Se la maggioranza è, ad oggi, divisa e solo di poco avanti rispetto al resto dello scenario politico, le opposizioni si muovono con ulteriori difficoltà. Il partito che più di tutti sembra avere possibilità di crescere è Gorran, che significa ‘Cambiamento’, ma deve affrontare una crisi di credibilità dovuta a scandali nella gestione delle risorse del partito. Un altro partito destinato a occupare un ruolo di primo piano nel prossimo Parlamento è la Coalizione per la Democrazia e la Giustizia, una compagine costituita da transfughi dell’Unione Patriottica del Kurdistan, e che potrebbe erodere voti importanti al partito da cui si è distaccato.

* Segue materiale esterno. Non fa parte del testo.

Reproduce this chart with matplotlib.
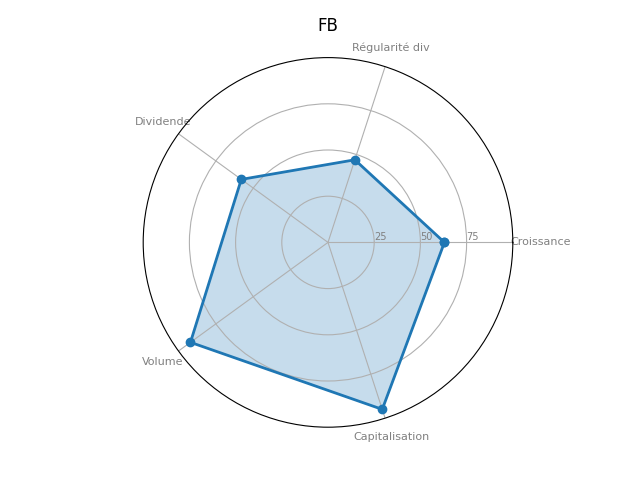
import numpy as np
import matplotlib
matplotlib.use("Agg")
import matplotlib.pyplot as plt
from matplotlib.transforms import ScaledTranslation

# Catégories et valeurs
categories = ['Croissance', 'Régularité div', 'Dividende', 'Volume', 'Capitalisation']
valeurs = [63, 47, 58, 92, 95]
titre = 'FB'

N = len(categories)
angles = [n / float(N) * 2 * np.pi for n in range(N)]
angles += angles[:1]
vals = valeurs + valeurs[:1]

fig = plt.figure(figsize=(6.4, 4.8), dpi=100)
ax = plt.subplot(111, polar=True)

plt.xticks(angles[:-1], categories, color='grey', size=8)
ax.set_rlabel_position(0)
plt.yticks([25, 50, 75], ["25", "50", "75"], color="grey", size=7)
plt.ylim(0, 100)

# décaler un peu le label "Croissance" vers la droite
lab = ax.get_xticklabels()[0]
lab.set_transform(lab.get_transform() + ScaledTranslation(0.08, 0, fig.dpi_scale_trans))

ax.plot(angles, vals, linewidth=2, linestyle='solid', marker='o', color='#1f77b4')
ax.fill(angles, vals, color='#1f77b4', alpha=0.25)

plt.title(titre, y=1.05)
plt.savefig('out.png')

Con ogni probabilità, il prossimo Parlamento regionale non vedrà una maggioranza assoluta di un partito, ma occorrerà un’alleanza, che, secondo gli analisti, si appresta a essere il consolidato binomio del Partito Democratico del Kurdistan e l’Unione Patriottica, con il primo a fare la parte del leone e a esprimere anche il Presidente. Tuttavia, non è da escludere una più vasta alleanza dei partiti di minoranza, guidato dal Gorran. Questa seconda possibilità aprirebbe nuovi scenari: Gorran è vicina alle istanze del PKK e un cambiamento di rotta in tal senso smuoverebbe gli equilibri regionali; inoltre, un Parlamento regionale a guida Gorran, a fronte di un Parlamento federale in cui la voce dei curdi è affidata al Partito Democratico di Barzani rischierebbe di alterare ulteriormente i rapporti fra Erbil e Baghdad e allontanare, quindi, ogni possibilità di accordo per superare le difficoltà post-referendum.
Potrebbero essere le elezioni più importanti della storia della Regione autonoma del Kurdistan. A un anno di distanza dal referendum, il 30 settembre si capirà quanto gli equilibri siano cambiati.